──────── SUPPLIED DATA ────────

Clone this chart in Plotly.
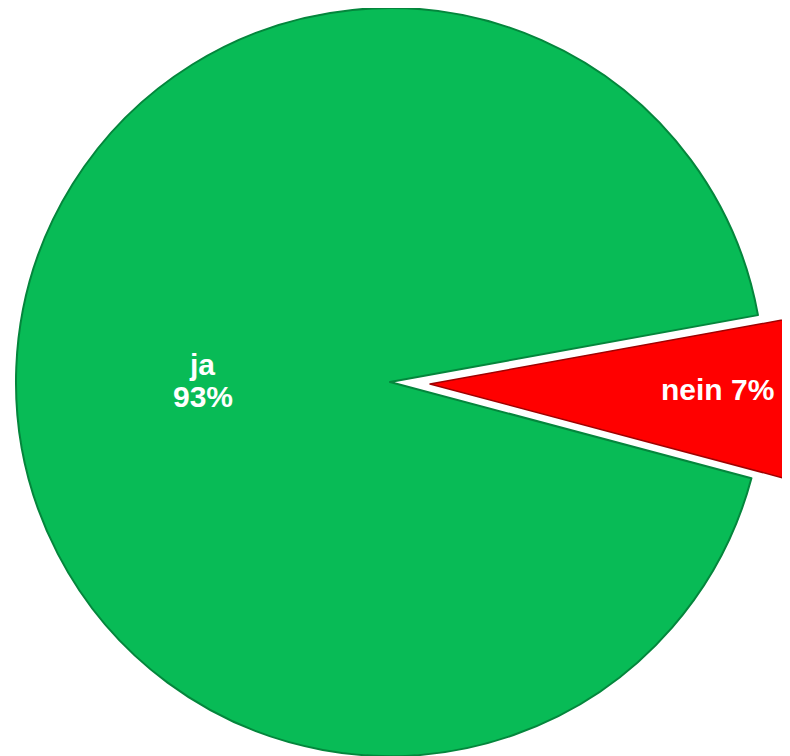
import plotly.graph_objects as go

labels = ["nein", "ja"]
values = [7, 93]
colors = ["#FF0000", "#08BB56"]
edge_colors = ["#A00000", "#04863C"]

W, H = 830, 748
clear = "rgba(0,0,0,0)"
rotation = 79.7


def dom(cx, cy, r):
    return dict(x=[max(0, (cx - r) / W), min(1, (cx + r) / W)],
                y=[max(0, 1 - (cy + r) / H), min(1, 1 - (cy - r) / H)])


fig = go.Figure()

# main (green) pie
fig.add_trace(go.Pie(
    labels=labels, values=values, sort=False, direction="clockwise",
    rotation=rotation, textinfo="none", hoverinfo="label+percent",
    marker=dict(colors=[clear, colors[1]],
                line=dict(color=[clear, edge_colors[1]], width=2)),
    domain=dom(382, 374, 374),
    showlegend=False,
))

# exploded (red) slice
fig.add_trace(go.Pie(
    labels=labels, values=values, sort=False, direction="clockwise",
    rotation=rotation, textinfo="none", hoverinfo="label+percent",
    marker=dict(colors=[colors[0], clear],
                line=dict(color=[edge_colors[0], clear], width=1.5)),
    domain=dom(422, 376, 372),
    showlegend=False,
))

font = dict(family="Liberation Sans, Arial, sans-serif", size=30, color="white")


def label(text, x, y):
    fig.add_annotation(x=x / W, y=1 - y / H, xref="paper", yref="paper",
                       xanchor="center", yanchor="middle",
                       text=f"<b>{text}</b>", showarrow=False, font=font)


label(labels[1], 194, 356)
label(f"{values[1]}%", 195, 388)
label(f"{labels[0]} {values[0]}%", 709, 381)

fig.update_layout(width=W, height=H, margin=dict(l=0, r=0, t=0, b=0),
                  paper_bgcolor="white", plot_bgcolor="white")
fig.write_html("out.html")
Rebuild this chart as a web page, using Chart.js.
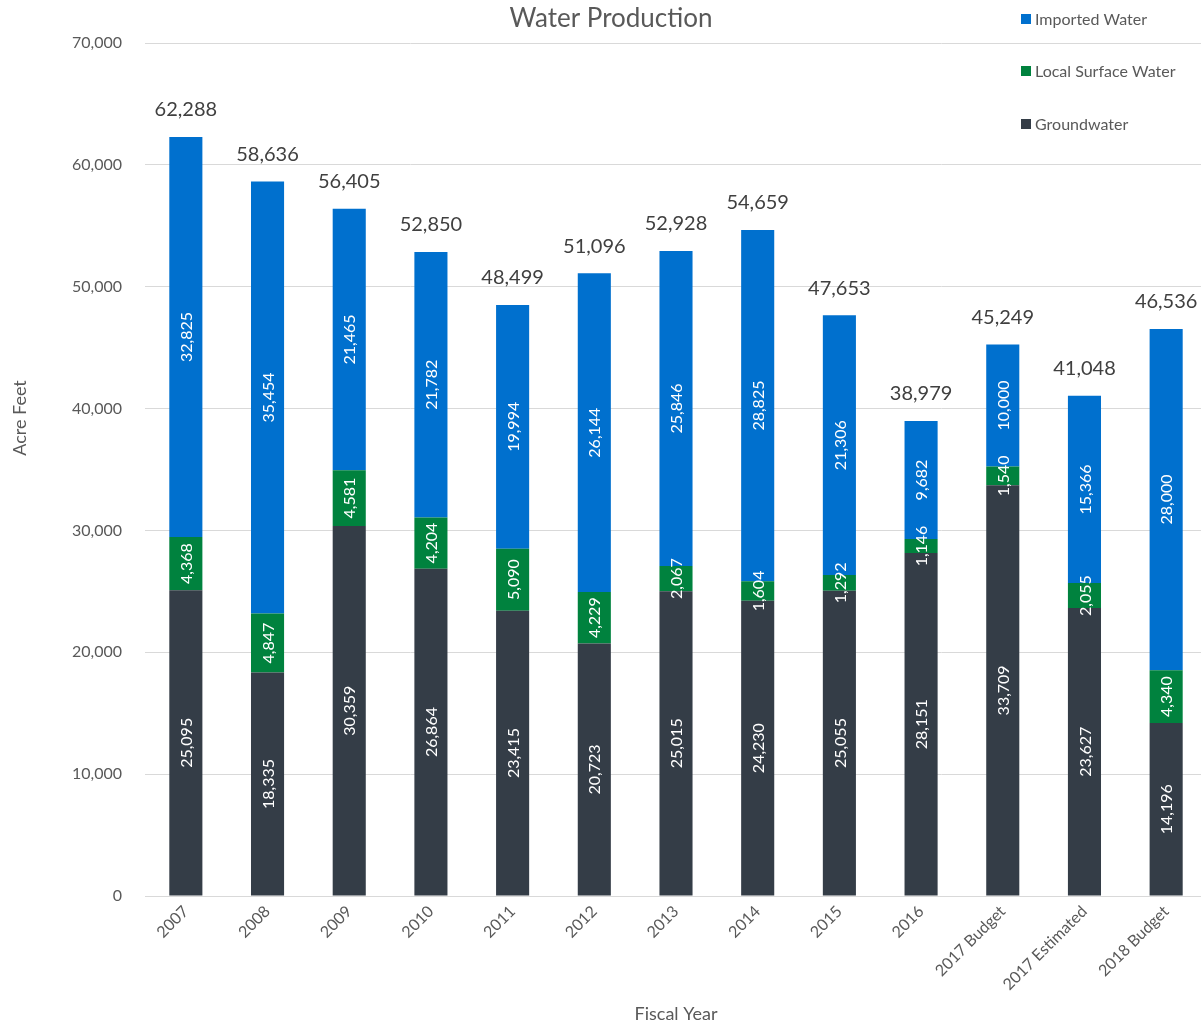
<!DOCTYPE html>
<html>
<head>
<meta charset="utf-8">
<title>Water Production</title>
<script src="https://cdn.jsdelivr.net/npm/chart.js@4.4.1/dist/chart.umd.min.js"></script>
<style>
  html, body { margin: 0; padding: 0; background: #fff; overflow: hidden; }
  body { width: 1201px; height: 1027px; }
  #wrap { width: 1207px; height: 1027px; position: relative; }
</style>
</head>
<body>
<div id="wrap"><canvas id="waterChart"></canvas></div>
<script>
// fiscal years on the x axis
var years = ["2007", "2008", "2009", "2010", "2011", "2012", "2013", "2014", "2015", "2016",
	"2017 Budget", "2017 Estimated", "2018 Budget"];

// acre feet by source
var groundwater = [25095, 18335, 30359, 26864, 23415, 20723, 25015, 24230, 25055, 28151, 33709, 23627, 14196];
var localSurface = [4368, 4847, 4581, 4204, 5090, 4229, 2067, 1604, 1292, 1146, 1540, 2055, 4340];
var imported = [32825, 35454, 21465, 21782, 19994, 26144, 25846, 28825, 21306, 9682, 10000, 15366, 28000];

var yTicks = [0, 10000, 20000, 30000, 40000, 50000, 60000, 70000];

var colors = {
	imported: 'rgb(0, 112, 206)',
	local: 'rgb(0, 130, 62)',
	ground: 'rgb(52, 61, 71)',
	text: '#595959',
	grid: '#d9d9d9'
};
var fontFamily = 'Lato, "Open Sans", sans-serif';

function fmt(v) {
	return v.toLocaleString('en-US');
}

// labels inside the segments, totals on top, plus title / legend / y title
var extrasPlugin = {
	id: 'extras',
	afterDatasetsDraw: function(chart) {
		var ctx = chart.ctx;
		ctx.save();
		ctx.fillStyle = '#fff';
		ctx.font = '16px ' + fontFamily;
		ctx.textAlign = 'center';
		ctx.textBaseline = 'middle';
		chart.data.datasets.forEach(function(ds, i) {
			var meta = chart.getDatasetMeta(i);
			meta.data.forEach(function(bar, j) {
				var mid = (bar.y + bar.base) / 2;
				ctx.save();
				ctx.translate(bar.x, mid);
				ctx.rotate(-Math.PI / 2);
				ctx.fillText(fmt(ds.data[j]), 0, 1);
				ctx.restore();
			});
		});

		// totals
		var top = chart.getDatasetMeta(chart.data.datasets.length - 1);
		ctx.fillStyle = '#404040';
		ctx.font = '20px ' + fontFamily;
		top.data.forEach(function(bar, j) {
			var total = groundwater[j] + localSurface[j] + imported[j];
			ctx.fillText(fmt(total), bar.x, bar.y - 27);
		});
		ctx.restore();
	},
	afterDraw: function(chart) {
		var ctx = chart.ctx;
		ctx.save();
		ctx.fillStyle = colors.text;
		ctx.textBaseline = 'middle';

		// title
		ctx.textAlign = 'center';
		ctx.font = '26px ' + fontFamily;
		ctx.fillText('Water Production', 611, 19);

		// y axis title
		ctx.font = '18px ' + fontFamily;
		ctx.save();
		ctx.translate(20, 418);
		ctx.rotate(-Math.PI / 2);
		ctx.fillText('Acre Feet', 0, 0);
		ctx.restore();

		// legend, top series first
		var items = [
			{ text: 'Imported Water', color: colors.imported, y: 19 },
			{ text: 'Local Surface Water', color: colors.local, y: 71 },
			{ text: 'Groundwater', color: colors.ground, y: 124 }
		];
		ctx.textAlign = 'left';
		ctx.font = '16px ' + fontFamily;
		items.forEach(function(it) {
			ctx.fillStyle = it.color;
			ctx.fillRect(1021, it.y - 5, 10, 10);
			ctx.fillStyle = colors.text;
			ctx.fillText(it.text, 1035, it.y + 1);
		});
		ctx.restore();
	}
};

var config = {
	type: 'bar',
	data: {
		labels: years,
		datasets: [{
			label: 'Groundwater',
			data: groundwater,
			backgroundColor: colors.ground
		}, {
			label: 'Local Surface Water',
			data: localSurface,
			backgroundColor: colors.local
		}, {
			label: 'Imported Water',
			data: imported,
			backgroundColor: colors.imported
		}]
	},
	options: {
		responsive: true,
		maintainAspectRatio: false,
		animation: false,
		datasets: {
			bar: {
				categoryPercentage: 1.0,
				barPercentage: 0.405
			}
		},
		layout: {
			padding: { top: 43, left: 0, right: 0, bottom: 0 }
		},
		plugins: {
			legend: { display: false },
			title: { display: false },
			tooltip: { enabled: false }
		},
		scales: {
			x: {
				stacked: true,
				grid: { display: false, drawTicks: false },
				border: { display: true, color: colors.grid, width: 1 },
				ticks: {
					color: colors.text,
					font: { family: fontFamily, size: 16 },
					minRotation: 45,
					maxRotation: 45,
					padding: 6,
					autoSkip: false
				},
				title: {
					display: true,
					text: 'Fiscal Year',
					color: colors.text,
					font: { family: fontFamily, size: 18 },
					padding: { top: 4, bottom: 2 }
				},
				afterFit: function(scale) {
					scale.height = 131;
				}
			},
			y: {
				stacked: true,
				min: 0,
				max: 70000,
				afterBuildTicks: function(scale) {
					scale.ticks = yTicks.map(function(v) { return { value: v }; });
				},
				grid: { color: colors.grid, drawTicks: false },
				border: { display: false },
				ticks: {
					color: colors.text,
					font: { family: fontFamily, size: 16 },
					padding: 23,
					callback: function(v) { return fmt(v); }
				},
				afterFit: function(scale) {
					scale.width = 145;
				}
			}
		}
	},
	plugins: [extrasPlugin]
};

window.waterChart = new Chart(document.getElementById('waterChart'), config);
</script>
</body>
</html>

────────

REQUIREMENT
Quote the material in full and exactly; do not carry over its pictures.

ANSWER TO THE PROBLEM
Clone this chart in Plotly.
import plotly.graph_objects as go

labels = ["nein", "ja"]
values = [7, 93]
colors = ["#FF0000", "#08BB56"]
edge_colors = ["#A00000", "#04863C"]

W, H = 830, 748
clear = "rgba(0,0,0,0)"
rotation = 79.7


def dom(cx, cy, r):
    return dict(x=[max(0, (cx - r) / W), min(1, (cx + r) / W)],
                y=[max(0, 1 - (cy + r) / H), min(1, 1 - (cy - r) / H)])


fig = go.Figure()

# main (green) pie
fig.add_trace(go.Pie(
    labels=labels, values=values, sort=False, direction="clockwise",
    rotation=rotation, textinfo="none", hoverinfo="label+percent",
    marker=dict(colors=[clear, colors[1]],
                line=dict(color=[clear, edge_colors[1]], width=2)),
    domain=dom(382, 374, 374),
    showlegend=False,
))

# exploded (red) slice
fig.add_trace(go.Pie(
    labels=labels, values=values, sort=False, direction="clockwise",
    rotation=rotation, textinfo="none", hoverinfo="label+percent",
    marker=dict(colors=[colors[0], clear],
                line=dict(color=[edge_colors[0], clear], width=1.5)),
    domain=dom(422, 376, 372),
    showlegend=False,
))

font = dict(family="Liberation Sans, Arial, sans-serif", size=30, color="white")


def label(text, x, y):
    fig.add_annotation(x=x / W, y=1 - y / H, xref="paper", yref="paper",
                       xanchor="center", yanchor="middle",
                       text=f"<b>{text}</b>", showarrow=False, font=font)


label(labels[1], 194, 356)
label(f"{values[1]}%", 195, 388)
label(f"{labels[0]} {values[0]}%", 709, 381)

fig.update_layout(width=W, height=H, margin=dict(l=0, r=0, t=0, b=0),
                  paper_bgcolor="white", plot_bgcolor="white")
fig.write_html("out.html")
Rebuild this chart as a web page, using Chart.js.
<!DOCTYPE html>
<html>
<head>
<meta charset="utf-8">
<title>Water Production</title>
<script src="https://cdn.jsdelivr.net/npm/chart.js@4.4.1/dist/chart.umd.min.js"></script>
<style>
  html, body { margin: 0; padding: 0; background: #fff; overflow: hidden; }
  body { width: 1201px; height: 1027px; }
  #wrap { width: 1207px; height: 1027px; position: relative; }
</style>
</head>
<body>
<div id="wrap"><canvas id="waterChart"></canvas></div>
<script>
// fiscal years on the x axis
var years = ["2007", "2008", "2009", "2010", "2011", "2012", "2013", "2014", "2015", "2016",
	"2017 Budget", "2017 Estimated", "2018 Budget"];

// acre feet by source
var groundwater = [25095, 18335, 30359, 26864, 23415, 20723, 25015, 24230, 25055, 28151, 33709, 23627, 14196];
var localSurface = [4368, 4847, 4581, 4204, 5090, 4229, 2067, 1604, 1292, 1146, 1540, 2055, 4340];
var imported = [32825, 35454, 21465, 21782, 19994, 26144, 25846, 28825, 21306, 9682, 10000, 15366, 28000];

var yTicks = [0, 10000, 20000, 30000, 40000, 50000, 60000, 70000];

var colors = {
	imported: 'rgb(0, 112, 206)',
	local: 'rgb(0, 130, 62)',
	ground: 'rgb(52, 61, 71)',
	text: '#595959',
	grid: '#d9d9d9'
};
var fontFamily = 'Lato, "Open Sans", sans-serif';

function fmt(v) {
	return v.toLocaleString('en-US');
}

// labels inside the segments, totals on top, plus title / legend / y title
var extrasPlugin = {
	id: 'extras',
	afterDatasetsDraw: function(chart) {
		var ctx = chart.ctx;
		ctx.save();
		ctx.fillStyle = '#fff';
		ctx.font = '16px ' + fontFamily;
		ctx.textAlign = 'center';
		ctx.textBaseline = 'middle';
		chart.data.datasets.forEach(function(ds, i) {
			var meta = chart.getDatasetMeta(i);
			meta.data.forEach(function(bar, j) {
				var mid = (bar.y + bar.base) / 2;
				ctx.save();
				ctx.translate(bar.x, mid);
				ctx.rotate(-Math.PI / 2);
				ctx.fillText(fmt(ds.data[j]), 0, 1);
				ctx.restore();
			});
		});

		// totals
		var top = chart.getDatasetMeta(chart.data.datasets.length - 1);
		ctx.fillStyle = '#404040';
		ctx.font = '20px ' + fontFamily;
		top.data.forEach(function(bar, j) {
			var total = groundwater[j] + localSurface[j] + imported[j];
			ctx.fillText(fmt(total), bar.x, bar.y - 27);
		});
		ctx.restore();
	},
	afterDraw: function(chart) {
		var ctx = chart.ctx;
		ctx.save();
		ctx.fillStyle = colors.text;
		ctx.textBaseline = 'middle';

		// title
		ctx.textAlign = 'center';
		ctx.font = '26px ' + fontFamily;
		ctx.fillText('Water Production', 611, 19);

		// y axis title
		ctx.font = '18px ' + fontFamily;
		ctx.save();
		ctx.translate(20, 418);
		ctx.rotate(-Math.PI / 2);
		ctx.fillText('Acre Feet', 0, 0);
		ctx.restore();

		// legend, top series first
		var items = [
			{ text: 'Imported Water', color: colors.imported, y: 19 },
			{ text: 'Local Surface Water', color: colors.local, y: 71 },
			{ text: 'Groundwater', color: colors.ground, y: 124 }
		];
		ctx.textAlign = 'left';
		ctx.font = '16px ' + fontFamily;
		items.forEach(function(it) {
			ctx.fillStyle = it.color;
			ctx.fillRect(1021, it.y - 5, 10, 10);
			ctx.fillStyle = colors.text;
			ctx.fillText(it.text, 1035, it.y + 1);
		});
		ctx.restore();
	}
};

var config = {
	type: 'bar',
	data: {
		labels: years,
		datasets: [{
			label: 'Groundwater',
			data: groundwater,
			backgroundColor: colors.ground
		}, {
			label: 'Local Surface Water',
			data: localSurface,
			backgroundColor: colors.local
		}, {
			label: 'Imported Water',
			data: imported,
			backgroundColor: colors.imported
		}]
	},
	options: {
		responsive: true,
		maintainAspectRatio: false,
		animation: false,
		datasets: {
			bar: {
				categoryPercentage: 1.0,
				barPercentage: 0.405
			}
		},
		layout: {
			padding: { top: 43, left: 0, right: 0, bottom: 0 }
		},
		plugins: {
			legend: { display: false },
			title: { display: false },
			tooltip: { enabled: false }
		},
		scales: {
			x: {
				stacked: true,
				grid: { display: false, drawTicks: false },
				border: { display: true, color: colors.grid, width: 1 },
				ticks: {
					color: colors.text,
					font: { family: fontFamily, size: 16 },
					minRotation: 45,
					maxRotation: 45,
					padding: 6,
					autoSkip: false
				},
				title: {
					display: true,
					text: 'Fiscal Year',
					color: colors.text,
					font: { family: fontFamily, size: 18 },
					padding: { top: 4, bottom: 2 }
				},
				afterFit: function(scale) {
					scale.height = 131;
				}
			},
			y: {
				stacked: true,
				min: 0,
				max: 70000,
				afterBuildTicks: function(scale) {
					scale.ticks = yTicks.map(function(v) { return { value: v }; });
				},
				grid: { color: colors.grid, drawTicks: false },
				border: { display: false },
				ticks: {
					color: colors.text,
					font: { family: fontFamily, size: 16 },
					padding: 23,
					callback: function(v) { return fmt(v); }
				},
				afterFit: function(scale) {
					scale.width = 145;
				}
			}
		}
	},
	plugins: [extrasPlugin]
};

window.waterChart = new Chart(document.getElementById('waterChart'), config);
</script>
</body>
</html>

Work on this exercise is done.